What is expected: Lift every line from the entries that includes the word "this".

Supplied material:
◇ ◇ ◇ ◇ ◇ ◇ ◇

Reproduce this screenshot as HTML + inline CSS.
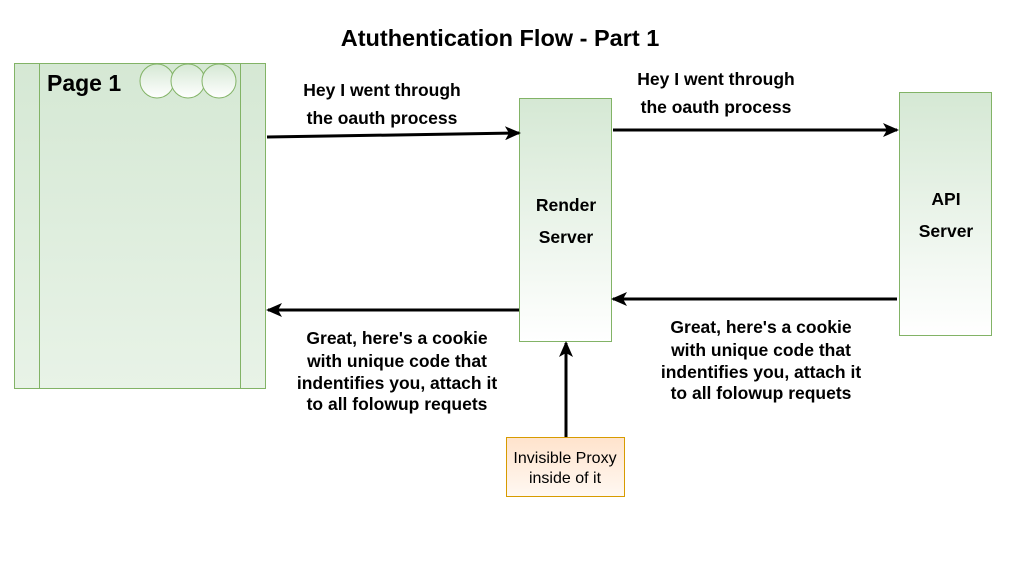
<!DOCTYPE html>
<html><head><style>
body{margin:0;width:1035px;height:566px;background:#fff;overflow:hidden;font-family:"Liberation Sans",sans-serif}
</style></head><body>
<svg width="1035" height="566" xmlns="http://www.w3.org/2000/svg" font-family="Liberation Sans, sans-serif">
<defs>
<linearGradient id="g" x1="0" y1="0" x2="0" y2="1"><stop offset="0" stop-color="#d5e8d4"/><stop offset="1" stop-color="#ffffff"/></linearGradient>
<linearGradient id="gp" x1="0" y1="0" x2="0" y2="1"><stop offset="0" stop-color="#d5e8d4"/><stop offset="1" stop-color="#e8f3e7"/></linearGradient>
<linearGradient id="o" x1="0" y1="0" x2="0" y2="1"><stop offset="0" stop-color="#ffe3cc"/><stop offset="1" stop-color="#fff8f2"/></linearGradient>
<marker id="a" markerWidth="16" markerHeight="14" refX="14" refY="7" orient="auto" markerUnits="userSpaceOnUse"><path d="M0,0 L16,7 L0,14 L4,7 Z" fill="#000"/></marker>
</defs>
<text x="500" y="46" text-anchor="middle" font-size="23.5" font-weight="bold">Atuthentication Flow - Part 1</text>
<rect x="14.5" y="63.5" width="251" height="325" fill="url(#gp)" stroke="#82b366"/>
<line x1="39.5" y1="63.5" x2="39.5" y2="388.5" stroke="#82b366"/>
<line x1="240.5" y1="63.5" x2="240.5" y2="388.5" stroke="#82b366"/>
<text x="47" y="91" font-size="23" font-weight="bold">Page 1</text>
<circle cx="157" cy="81" r="17" fill="url(#g)" stroke="#82b366"/>
<circle cx="188" cy="81" r="17" fill="url(#g)" stroke="#82b366"/>
<circle cx="219" cy="81" r="17" fill="url(#g)" stroke="#82b366"/>
<rect x="519.5" y="98.5" width="92" height="243" fill="url(#g)" stroke="#82b366"/>
<text x="566" y="211" text-anchor="middle" font-size="17.5" font-weight="bold">Render</text>
<text x="566" y="243" text-anchor="middle" font-size="17.5" font-weight="bold">Server</text>
<rect x="899.5" y="92.5" width="92" height="243" fill="url(#g)" stroke="#82b366"/>
<text x="946" y="205" text-anchor="middle" font-size="17.5" font-weight="bold">API</text>
<text x="946" y="237" text-anchor="middle" font-size="17.5" font-weight="bold">Server</text>
<rect x="506.5" y="437.5" width="118" height="59" fill="url(#o)" stroke="#d79b00"/>
<text x="565" y="463" text-anchor="middle" font-size="16">Invisible Proxy</text>
<text x="565" y="483" text-anchor="middle" font-size="16">inside of it</text>
<g stroke="#000" stroke-width="3" fill="none">
<line x1="267" y1="137" x2="519" y2="133" marker-end="url(#a)"/>
<line x1="613" y1="130" x2="897" y2="130" marker-end="url(#a)"/>
<line x1="897" y1="299" x2="613" y2="299" marker-end="url(#a)"/>
<line x1="519" y1="310" x2="268" y2="310" marker-end="url(#a)"/>
<line x1="566" y1="437" x2="566" y2="343" marker-end="url(#a)"/>
</g>
<g font-size="17.5" font-weight="bold" text-anchor="middle">
<text x="382" y="96">Hey I went through</text>
<text x="382" y="124">the oauth process</text>
<text x="716" y="85">Hey I went through</text>
<text x="716" y="113">the oauth process</text>
</g>
<g font-size="17.5" font-weight="bold" text-anchor="middle">
<text x="397" y="344">Great, here's a cookie</text>
<text x="397" y="367">with unique code that</text>
<text x="397" y="389">indentifies you, attach it</text>
<text x="397" y="410">to all folowup requets</text>
<text x="761" y="333">Great, here's a cookie</text>
<text x="761" y="356">with unique code that</text>
<text x="761" y="378">indentifies you, attach it</text>
<text x="761" y="399">to all folowup requets</text>
</g>
</svg>
</body></html>
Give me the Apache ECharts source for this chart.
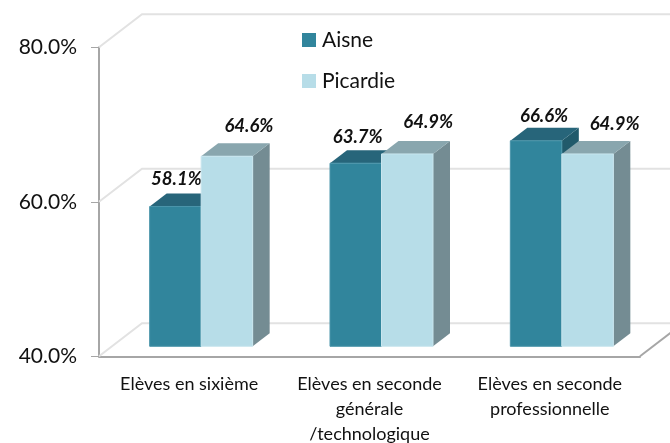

◇ ◇ ◇ ◇ ◇ ◇ ◇

Solved problem:
Reproduce this screenshot as HTML + inline CSS.
Give me the Apache ECharts source for this chart.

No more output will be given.